> **STATED EXERCISE**: Would you write out the listing verbatim and skip every picture in it?

> **STORED DATA**:
━━━━━━

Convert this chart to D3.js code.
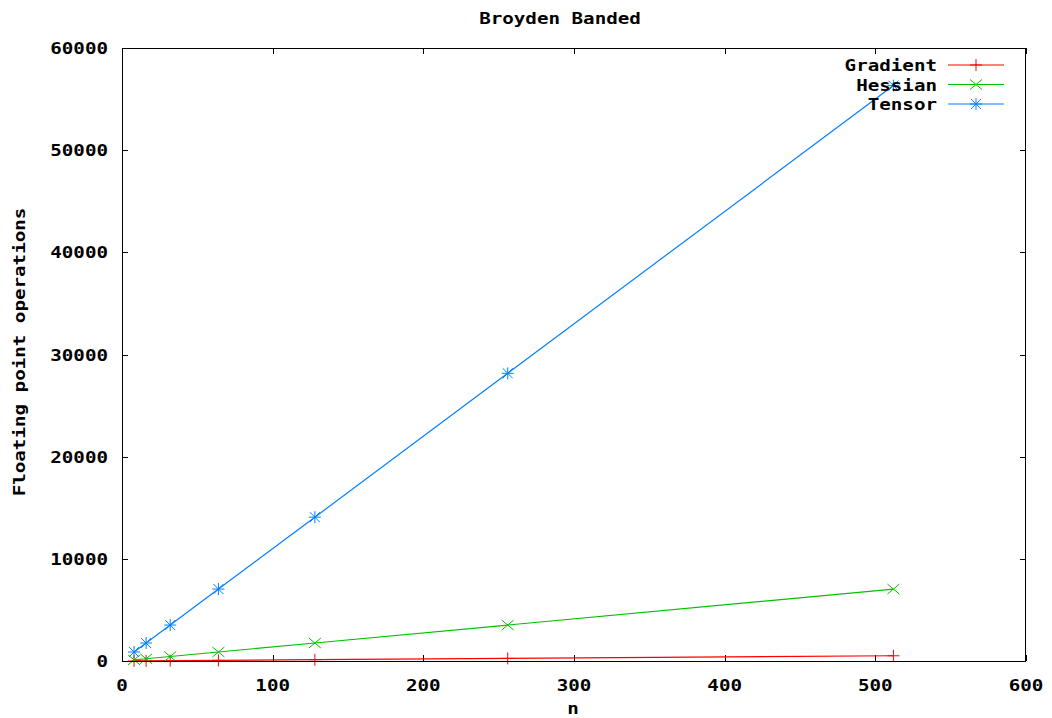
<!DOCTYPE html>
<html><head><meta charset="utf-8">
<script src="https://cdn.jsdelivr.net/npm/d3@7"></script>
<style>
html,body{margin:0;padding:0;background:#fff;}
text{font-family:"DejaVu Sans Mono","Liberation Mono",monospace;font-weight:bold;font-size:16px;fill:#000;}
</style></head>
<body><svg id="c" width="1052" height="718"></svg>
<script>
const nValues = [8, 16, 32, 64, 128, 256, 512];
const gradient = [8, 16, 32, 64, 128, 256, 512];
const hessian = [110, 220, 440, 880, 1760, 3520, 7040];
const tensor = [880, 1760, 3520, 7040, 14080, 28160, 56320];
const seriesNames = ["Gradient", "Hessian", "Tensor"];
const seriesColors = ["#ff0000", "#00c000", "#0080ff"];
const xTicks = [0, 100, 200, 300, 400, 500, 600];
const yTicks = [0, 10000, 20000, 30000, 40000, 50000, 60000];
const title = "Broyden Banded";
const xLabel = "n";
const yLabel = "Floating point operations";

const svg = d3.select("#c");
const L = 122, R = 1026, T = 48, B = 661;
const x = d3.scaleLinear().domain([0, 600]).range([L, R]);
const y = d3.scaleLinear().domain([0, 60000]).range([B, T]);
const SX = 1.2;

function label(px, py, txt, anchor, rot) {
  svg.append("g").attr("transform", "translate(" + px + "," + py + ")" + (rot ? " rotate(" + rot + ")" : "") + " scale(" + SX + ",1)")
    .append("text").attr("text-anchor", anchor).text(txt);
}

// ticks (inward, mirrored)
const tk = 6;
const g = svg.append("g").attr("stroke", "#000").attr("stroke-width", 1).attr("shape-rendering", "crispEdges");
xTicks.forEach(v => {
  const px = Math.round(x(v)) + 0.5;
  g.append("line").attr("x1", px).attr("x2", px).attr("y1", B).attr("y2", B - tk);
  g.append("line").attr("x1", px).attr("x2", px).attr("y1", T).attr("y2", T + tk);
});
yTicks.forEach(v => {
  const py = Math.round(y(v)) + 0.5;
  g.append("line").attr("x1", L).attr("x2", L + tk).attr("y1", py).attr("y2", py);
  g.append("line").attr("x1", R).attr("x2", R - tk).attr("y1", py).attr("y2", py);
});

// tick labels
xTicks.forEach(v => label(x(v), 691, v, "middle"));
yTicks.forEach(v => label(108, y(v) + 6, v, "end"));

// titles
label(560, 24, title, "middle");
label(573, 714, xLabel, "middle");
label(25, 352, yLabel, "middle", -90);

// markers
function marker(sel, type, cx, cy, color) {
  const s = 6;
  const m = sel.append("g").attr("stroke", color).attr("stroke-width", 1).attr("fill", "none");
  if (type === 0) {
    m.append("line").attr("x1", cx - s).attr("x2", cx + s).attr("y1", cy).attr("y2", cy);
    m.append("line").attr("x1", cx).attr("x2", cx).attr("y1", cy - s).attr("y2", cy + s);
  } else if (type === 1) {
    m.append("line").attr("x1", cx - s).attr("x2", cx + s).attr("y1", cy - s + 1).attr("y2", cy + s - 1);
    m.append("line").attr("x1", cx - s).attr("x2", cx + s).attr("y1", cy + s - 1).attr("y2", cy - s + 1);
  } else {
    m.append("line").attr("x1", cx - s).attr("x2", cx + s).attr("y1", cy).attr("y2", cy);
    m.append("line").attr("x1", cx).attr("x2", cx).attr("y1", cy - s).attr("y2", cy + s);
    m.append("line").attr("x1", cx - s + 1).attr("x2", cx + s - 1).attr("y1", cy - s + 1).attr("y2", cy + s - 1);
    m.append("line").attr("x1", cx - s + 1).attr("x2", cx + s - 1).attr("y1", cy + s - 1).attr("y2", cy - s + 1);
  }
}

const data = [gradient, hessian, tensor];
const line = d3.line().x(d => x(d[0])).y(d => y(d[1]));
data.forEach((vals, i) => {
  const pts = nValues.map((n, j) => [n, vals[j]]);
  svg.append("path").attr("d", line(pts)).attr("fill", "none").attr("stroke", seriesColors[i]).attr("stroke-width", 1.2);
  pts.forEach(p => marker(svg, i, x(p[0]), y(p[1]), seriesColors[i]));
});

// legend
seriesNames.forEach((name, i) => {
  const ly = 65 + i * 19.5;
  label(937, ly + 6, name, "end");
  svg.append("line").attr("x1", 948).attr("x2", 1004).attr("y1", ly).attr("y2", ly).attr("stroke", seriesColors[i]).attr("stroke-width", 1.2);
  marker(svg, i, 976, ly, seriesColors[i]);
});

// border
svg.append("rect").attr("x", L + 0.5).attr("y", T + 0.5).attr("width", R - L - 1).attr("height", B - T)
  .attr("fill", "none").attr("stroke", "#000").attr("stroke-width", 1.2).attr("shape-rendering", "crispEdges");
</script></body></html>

━━━━━━

> **FINISHED TASK**:
Convert this chart to D3.js code.
<!DOCTYPE html>
<html><head><meta charset="utf-8">
<script src="https://cdn.jsdelivr.net/npm/d3@7"></script>
<style>
html,body{margin:0;padding:0;background:#fff;}
text{font-family:"DejaVu Sans Mono","Liberation Mono",monospace;font-weight:bold;font-size:16px;fill:#000;}
</style></head>
<body><svg id="c" width="1052" height="718"></svg>
<script>
const nValues = [8, 16, 32, 64, 128, 256, 512];
const gradient = [8, 16, 32, 64, 128, 256, 512];
const hessian = [110, 220, 440, 880, 1760, 3520, 7040];
const tensor = [880, 1760, 3520, 7040, 14080, 28160, 56320];
const seriesNames = ["Gradient", "Hessian", "Tensor"];
const seriesColors = ["#ff0000", "#00c000", "#0080ff"];
const xTicks = [0, 100, 200, 300, 400, 500, 600];
const yTicks = [0, 10000, 20000, 30000, 40000, 50000, 60000];
const title = "Broyden Banded";
const xLabel = "n";
const yLabel = "Floating point operations";

const svg = d3.select("#c");
const L = 122, R = 1026, T = 48, B = 661;
const x = d3.scaleLinear().domain([0, 600]).range([L, R]);
const y = d3.scaleLinear().domain([0, 60000]).range([B, T]);
const SX = 1.2;

function label(px, py, txt, anchor, rot) {
  svg.append("g").attr("transform", "translate(" + px + "," + py + ")" + (rot ? " rotate(" + rot + ")" : "") + " scale(" + SX + ",1)")
    .append("text").attr("text-anchor", anchor).text(txt);
}

// ticks (inward, mirrored)
const tk = 6;
const g = svg.append("g").attr("stroke", "#000").attr("stroke-width", 1).attr("shape-rendering", "crispEdges");
xTicks.forEach(v => {
  const px = Math.round(x(v)) + 0.5;
  g.append("line").attr("x1", px).attr("x2", px).attr("y1", B).attr("y2", B - tk);
  g.append("line").attr("x1", px).attr("x2", px).attr("y1", T).attr("y2", T + tk);
});
yTicks.forEach(v => {
  const py = Math.round(y(v)) + 0.5;
  g.append("line").attr("x1", L).attr("x2", L + tk).attr("y1", py).attr("y2", py);
  g.append("line").attr("x1", R).attr("x2", R - tk).attr("y1", py).attr("y2", py);
});

// tick labels
xTicks.forEach(v => label(x(v), 691, v, "middle"));
yTicks.forEach(v => label(108, y(v) + 6, v, "end"));

// titles
label(560, 24, title, "middle");
label(573, 714, xLabel, "middle");
label(25, 352, yLabel, "middle", -90);

// markers
function marker(sel, type, cx, cy, color) {
  const s = 6;
  const m = sel.append("g").attr("stroke", color).attr("stroke-width", 1).attr("fill", "none");
  if (type === 0) {
    m.append("line").attr("x1", cx - s).attr("x2", cx + s).attr("y1", cy).attr("y2", cy);
    m.append("line").attr("x1", cx).attr("x2", cx).attr("y1", cy - s).attr("y2", cy + s);
  } else if (type === 1) {
    m.append("line").attr("x1", cx - s).attr("x2", cx + s).attr("y1", cy - s + 1).attr("y2", cy + s - 1);
    m.append("line").attr("x1", cx - s).attr("x2", cx + s).attr("y1", cy + s - 1).attr("y2", cy - s + 1);
  } else {
    m.append("line").attr("x1", cx - s).attr("x2", cx + s).attr("y1", cy).attr("y2", cy);
    m.append("line").attr("x1", cx).attr("x2", cx).attr("y1", cy - s).attr("y2", cy + s);
    m.append("line").attr("x1", cx - s + 1).attr("x2", cx + s - 1).attr("y1", cy - s + 1).attr("y2", cy + s - 1);
    m.append("line").attr("x1", cx - s + 1).attr("x2", cx + s - 1).attr("y1", cy + s - 1).attr("y2", cy - s + 1);
  }
}

const data = [gradient, hessian, tensor];
const line = d3.line().x(d => x(d[0])).y(d => y(d[1]));
data.forEach((vals, i) => {
  const pts = nValues.map((n, j) => [n, vals[j]]);
  svg.append("path").attr("d", line(pts)).attr("fill", "none").attr("stroke", seriesColors[i]).attr("stroke-width", 1.2);
  pts.forEach(p => marker(svg, i, x(p[0]), y(p[1]), seriesColors[i]));
});

// legend
seriesNames.forEach((name, i) => {
  const ly = 65 + i * 19.5;
  label(937, ly + 6, name, "end");
  svg.append("line").attr("x1", 948).attr("x2", 1004).attr("y1", ly).attr("y2", ly).attr("stroke", seriesColors[i]).attr("stroke-width", 1.2);
  marker(svg, i, 976, ly, seriesColors[i]);
});

// border
svg.append("rect").attr("x", L + 0.5).attr("y", T + 0.5).attr("width", R - L - 1).attr("height", B - T)
  .attr("fill", "none").attr("stroke", "#000").attr("stroke-width", 1.2).attr("shape-rendering", "crispEdges");
</script></body></html>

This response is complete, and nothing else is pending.